━━━ INFORMATION PROVIDED

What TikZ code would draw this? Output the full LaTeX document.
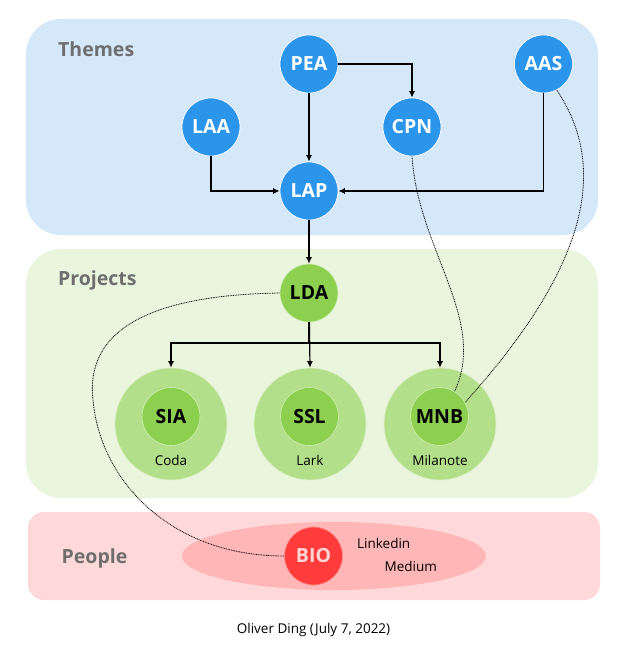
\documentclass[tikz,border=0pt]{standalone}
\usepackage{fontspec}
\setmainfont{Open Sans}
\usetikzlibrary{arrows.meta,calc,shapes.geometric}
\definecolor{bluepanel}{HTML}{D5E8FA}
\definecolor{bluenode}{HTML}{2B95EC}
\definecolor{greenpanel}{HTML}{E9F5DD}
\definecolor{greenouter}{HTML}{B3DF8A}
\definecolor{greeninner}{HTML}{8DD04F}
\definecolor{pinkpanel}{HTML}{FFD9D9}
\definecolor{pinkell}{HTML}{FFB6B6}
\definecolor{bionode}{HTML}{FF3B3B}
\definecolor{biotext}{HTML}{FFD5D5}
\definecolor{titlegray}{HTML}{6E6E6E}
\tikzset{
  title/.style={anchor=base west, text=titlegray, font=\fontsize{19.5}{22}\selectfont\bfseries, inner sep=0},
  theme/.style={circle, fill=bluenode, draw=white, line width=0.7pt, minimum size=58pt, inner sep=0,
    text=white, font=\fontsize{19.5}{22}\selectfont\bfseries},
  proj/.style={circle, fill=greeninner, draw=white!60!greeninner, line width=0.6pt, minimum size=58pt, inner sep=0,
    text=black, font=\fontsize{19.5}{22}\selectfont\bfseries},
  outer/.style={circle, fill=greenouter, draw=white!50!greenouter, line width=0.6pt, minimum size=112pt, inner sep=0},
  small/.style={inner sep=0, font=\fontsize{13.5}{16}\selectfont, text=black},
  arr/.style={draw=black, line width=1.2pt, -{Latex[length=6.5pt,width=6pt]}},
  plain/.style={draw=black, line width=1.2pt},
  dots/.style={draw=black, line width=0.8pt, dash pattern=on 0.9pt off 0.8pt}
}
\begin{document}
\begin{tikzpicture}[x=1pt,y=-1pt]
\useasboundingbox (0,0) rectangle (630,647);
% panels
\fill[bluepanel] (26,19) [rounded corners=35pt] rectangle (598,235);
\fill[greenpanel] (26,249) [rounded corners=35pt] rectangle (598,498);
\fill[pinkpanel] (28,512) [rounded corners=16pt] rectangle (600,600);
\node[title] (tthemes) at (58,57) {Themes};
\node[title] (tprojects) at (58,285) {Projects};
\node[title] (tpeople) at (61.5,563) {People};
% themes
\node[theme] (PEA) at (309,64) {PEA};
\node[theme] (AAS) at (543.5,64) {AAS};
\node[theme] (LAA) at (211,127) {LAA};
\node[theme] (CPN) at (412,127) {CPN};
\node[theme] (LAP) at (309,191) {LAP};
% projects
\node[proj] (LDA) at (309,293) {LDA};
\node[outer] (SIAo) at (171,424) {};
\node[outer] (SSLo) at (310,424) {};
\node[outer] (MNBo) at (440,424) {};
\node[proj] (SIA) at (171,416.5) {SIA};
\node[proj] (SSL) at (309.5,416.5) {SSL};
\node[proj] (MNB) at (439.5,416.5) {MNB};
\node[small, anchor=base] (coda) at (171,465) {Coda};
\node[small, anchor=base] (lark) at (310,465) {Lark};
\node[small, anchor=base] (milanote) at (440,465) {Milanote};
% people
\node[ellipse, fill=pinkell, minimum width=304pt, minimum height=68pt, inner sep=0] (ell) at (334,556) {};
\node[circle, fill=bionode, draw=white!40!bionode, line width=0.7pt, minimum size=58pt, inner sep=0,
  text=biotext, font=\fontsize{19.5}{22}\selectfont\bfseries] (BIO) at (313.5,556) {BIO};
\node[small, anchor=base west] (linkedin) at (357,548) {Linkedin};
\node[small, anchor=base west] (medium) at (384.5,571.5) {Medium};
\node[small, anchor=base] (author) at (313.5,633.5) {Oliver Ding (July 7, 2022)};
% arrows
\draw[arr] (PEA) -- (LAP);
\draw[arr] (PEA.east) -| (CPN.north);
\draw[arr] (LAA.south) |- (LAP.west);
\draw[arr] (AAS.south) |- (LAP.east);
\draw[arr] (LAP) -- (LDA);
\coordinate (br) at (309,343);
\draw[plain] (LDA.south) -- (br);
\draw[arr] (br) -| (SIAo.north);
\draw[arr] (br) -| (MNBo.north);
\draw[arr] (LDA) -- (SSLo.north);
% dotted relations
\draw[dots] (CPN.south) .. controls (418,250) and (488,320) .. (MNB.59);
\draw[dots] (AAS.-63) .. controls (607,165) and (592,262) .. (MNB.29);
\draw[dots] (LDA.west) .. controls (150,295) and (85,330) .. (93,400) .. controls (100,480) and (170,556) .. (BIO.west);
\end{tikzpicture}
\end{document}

━━━━━━

STATED TASK: Your copy of the data should match it exactly, except that pictures are left out.

EXPECTED OUTPUT:
What TikZ code would draw this? Output the full LaTeX document.
\documentclass[tikz,border=0pt]{standalone}
\usepackage{fontspec}
\setmainfont{Open Sans}
\usetikzlibrary{arrows.meta,calc,shapes.geometric}
\definecolor{bluepanel}{HTML}{D5E8FA}
\definecolor{bluenode}{HTML}{2B95EC}
\definecolor{greenpanel}{HTML}{E9F5DD}
\definecolor{greenouter}{HTML}{B3DF8A}
\definecolor{greeninner}{HTML}{8DD04F}
\definecolor{pinkpanel}{HTML}{FFD9D9}
\definecolor{pinkell}{HTML}{FFB6B6}
\definecolor{bionode}{HTML}{FF3B3B}
\definecolor{biotext}{HTML}{FFD5D5}
\definecolor{titlegray}{HTML}{6E6E6E}
\tikzset{
  title/.style={anchor=base west, text=titlegray, font=\fontsize{19.5}{22}\selectfont\bfseries, inner sep=0},
  theme/.style={circle, fill=bluenode, draw=white, line width=0.7pt, minimum size=58pt, inner sep=0,
    text=white, font=\fontsize{19.5}{22}\selectfont\bfseries},
  proj/.style={circle, fill=greeninner, draw=white!60!greeninner, line width=0.6pt, minimum size=58pt, inner sep=0,
    text=black, font=\fontsize{19.5}{22}\selectfont\bfseries},
  outer/.style={circle, fill=greenouter, draw=white!50!greenouter, line width=0.6pt, minimum size=112pt, inner sep=0},
  small/.style={inner sep=0, font=\fontsize{13.5}{16}\selectfont, text=black},
  arr/.style={draw=black, line width=1.2pt, -{Latex[length=6.5pt,width=6pt]}},
  plain/.style={draw=black, line width=1.2pt},
  dots/.style={draw=black, line width=0.8pt, dash pattern=on 0.9pt off 0.8pt}
}
\begin{document}
\begin{tikzpicture}[x=1pt,y=-1pt]
\useasboundingbox (0,0) rectangle (630,647);
% panels
\fill[bluepanel] (26,19) [rounded corners=35pt] rectangle (598,235);
\fill[greenpanel] (26,249) [rounded corners=35pt] rectangle (598,498);
\fill[pinkpanel] (28,512) [rounded corners=16pt] rectangle (600,600);
\node[title] (tthemes) at (58,57) {Themes};
\node[title] (tprojects) at (58,285) {Projects};
\node[title] (tpeople) at (61.5,563) {People};
% themes
\node[theme] (PEA) at (309,64) {PEA};
\node[theme] (AAS) at (543.5,64) {AAS};
\node[theme] (LAA) at (211,127) {LAA};
\node[theme] (CPN) at (412,127) {CPN};
\node[theme] (LAP) at (309,191) {LAP};
% projects
\node[proj] (LDA) at (309,293) {LDA};
\node[outer] (SIAo) at (171,424) {};
\node[outer] (SSLo) at (310,424) {};
\node[outer] (MNBo) at (440,424) {};
\node[proj] (SIA) at (171,416.5) {SIA};
\node[proj] (SSL) at (309.5,416.5) {SSL};
\node[proj] (MNB) at (439.5,416.5) {MNB};
\node[small, anchor=base] (coda) at (171,465) {Coda};
\node[small, anchor=base] (lark) at (310,465) {Lark};
\node[small, anchor=base] (milanote) at (440,465) {Milanote};
% people
\node[ellipse, fill=pinkell, minimum width=304pt, minimum height=68pt, inner sep=0] (ell) at (334,556) {};
\node[circle, fill=bionode, draw=white!40!bionode, line width=0.7pt, minimum size=58pt, inner sep=0,
  text=biotext, font=\fontsize{19.5}{22}\selectfont\bfseries] (BIO) at (313.5,556) {BIO};
\node[small, anchor=base west] (linkedin) at (357,548) {Linkedin};
\node[small, anchor=base west] (medium) at (384.5,571.5) {Medium};
\node[small, anchor=base] (author) at (313.5,633.5) {Oliver Ding (July 7, 2022)};
% arrows
\draw[arr] (PEA) -- (LAP);
\draw[arr] (PEA.east) -| (CPN.north);
\draw[arr] (LAA.south) |- (LAP.west);
\draw[arr] (AAS.south) |- (LAP.east);
\draw[arr] (LAP) -- (LDA);
\coordinate (br) at (309,343);
\draw[plain] (LDA.south) -- (br);
\draw[arr] (br) -| (SIAo.north);
\draw[arr] (br) -| (MNBo.north);
\draw[arr] (LDA) -- (SSLo.north);
% dotted relations
\draw[dots] (CPN.south) .. controls (418,250) and (488,320) .. (MNB.59);
\draw[dots] (AAS.-63) .. controls (607,165) and (592,262) .. (MNB.29);
\draw[dots] (LDA.west) .. controls (150,295) and (85,330) .. (93,400) .. controls (100,480) and (170,556) .. (BIO.west);
\end{tikzpicture}
\end{document}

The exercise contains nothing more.